16 - What would you like to do that you haven't yet done?

Despite what I said earlier, I would like to write a novel one day. I would like to have a play produced (I occasionally write plays). I would like to meet Leonard Cohen. And I would like go to every country I haven't been to.

17 - If you could pick any other occupation to attempt, what would it be? Or, alternately, what do you think you would have ended up doing had you not been a writer?

If I could go back ten years, I would devote much of my time to becoming a staff writer on The Daily Show. But I guess that's cheating since it's still writing.

If I have to pick a profession whose main task isn't writing, I would like to be psychologist along the lines of R.D. Laing or politician along the lines of Dennis Kucinich.

18 - What made you write, as opposed to doing something else?

I don't know. I ask myself that a lot - what the hell is this being a poet - it's pretty weird, if not masochistic. I think I have to do it. That's the only answer that makes sense to me. If I could do something else (and not go completely crazy) I would be doing it.

19 - What was the last great book you read? What was the last great film?

The last great book I read was probably Naomi Klein’s The Shock Doctrine - I think that book will prove itself to be one of the most important and prophetic books of the 21st century, if it hasn't already.

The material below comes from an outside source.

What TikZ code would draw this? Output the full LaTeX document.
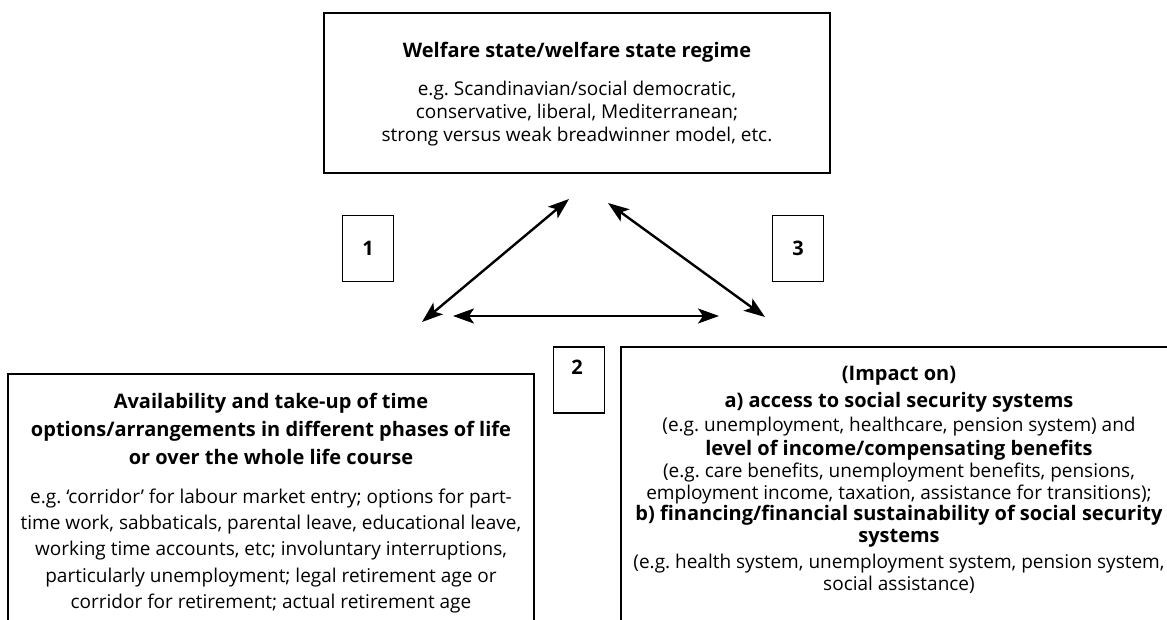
\documentclass[tikz,border=0pt]{standalone}
\usepackage{fontspec}
\setmainfont{Open Sans}
\usetikzlibrary{arrows.meta}

\tikzset{
  box/.style={draw, line width=0.7pt, inner sep=0pt},
  numbox/.style={draw, line width=0.7pt, minimum width=25.5pt, minimum height=33pt, inner sep=0pt},
  title/.style={font=\fontsize{10}{12.3}\selectfont\bfseries, align=center, inner sep=0pt},
  body/.style={font=\fontsize{9.5}{11}\selectfont, align=center, inner sep=0pt},
  arrow/.style={<->, line width=1.2pt, >={Stealth[length=10.5pt, width=7.5pt, inset=2.5pt]}}
}

\begin{document}
\begin{tikzpicture}[x=0.5pt, y=-0.5pt]

    \useasboundingbox (0,0) rectangle (1167,620);

    %% Welfare state regime

    % Box
    \node[box, minimum width=253pt, minimum height=80pt] (welfare) at (577,93) {};
    \node[title] (welfaretitle) at (577,52) {Welfare state/welfare state regime};
    \node[body, font=\fontsize{9.5}{11.5}\selectfont] (welfaretext) at (577,114) {e.g.\ Scandinavian/social democratic,\\
      conservative, liberal, Mediterranean;\\
      strong versus weak breadwinner model, etc.};

    %% Time options

    % Box
    \node[box, minimum width=263pt, minimum height=125.5pt] (options) at (271,499.5) {};
    \node[title, font=\fontsize{10}{13.8}\selectfont\bfseries] (optionstitle) at (271,429) {Availability and take-up of time\\
      options/arrangements in different phases of life\\
      or over the whole life course};
    \node[body, font=\fontsize{9.5}{13.2}\selectfont] (optionstext) at (271,551) {e.g.\ `corridor' for labour market entry; options for part-\\
      time work, sabbaticals, parental leave, educational leave,\\
      working time accounts, etc; involuntary interruptions,\\
      particularly unemployment; legal retirement age or\\
      corridor for retirement; actual retirement age};

    %% Impact on social security

    % Box
    \node[box, minimum width=278pt, minimum height=139pt] (impact) at (899,486) {};
    \node[title] (impacthead) at (899,376) {(Impact on)};
    \node[title] (impacta) at (899,402) {a) access to social security systems};
    \node[body] (impactatext) at (899,427) {(e.g.\ unemployment, healthcare, pension system) and};
    \node[title] (impactlevel) at (899,450) {level of income/compensating benefits};
    \node[body] (impactleveltext) at (899,484) {(e.g.\ care benefits, unemployment benefits, pensions,\\
      employment income, taxation, assistance for transitions);};
    \node[title, font=\fontsize{10}{11}\selectfont\bfseries] (impactb) at (899,526) {b) financing/financial sustainability of social security\\
      systems};
    \node[body] (impactbtext) at (899,574) {(e.g.\ health system, unemployment system, pension system,\\
      social assistance)};

    %% Numbers

    \node[numbox, title] (one) at (368,248.5) {1};
    \node[numbox] (two) at (579,380) {};
    \node[title] (twolabel) at (577,367) {2};
    \node[numbox, title] (three) at (798,248.5) {3};

    %% Relations

    \coordinate (leftend) at (422,322);
    \coordinate (topleft) at (569,199);
    \coordinate (topright) at (608,203);
    \coordinate (rightend) at (765,317);
    \coordinate (midleft) at (453,316);
    \coordinate (midright) at (719,316);

    \draw[arrow] (leftend) -- (topleft);
    \draw[arrow] (topright) -- (rightend);
    \draw[arrow] (midleft) -- (midright);

\end{tikzpicture}
\end{document}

The last great film was McCabe and Mrs. Miller (Mari-Lou Rowley has great taste).

I also read Elizabeth Baschinksy's Home of Sudden Service and was really moved by it. It made me want to write sonnets more often, and I hate writing sonnets.

20 - What are you currently working on?

I will make this short, since I have alluded to it already. I am, in bursts, working on poetry collection about my radical-American-Jewish heritage. Some of the questions I am exploring through the medium of poetry are: what is this shared history of being red and Jewish (shared amongst so many Jews)? And now that the Marxist meta-narrative is at best problematic, what happens to Jews like myself coming out of that heritage? It turns out these are poems about ‘place’ and ‘home’ and lack of both those things, but it took me months to realize that. Thanks.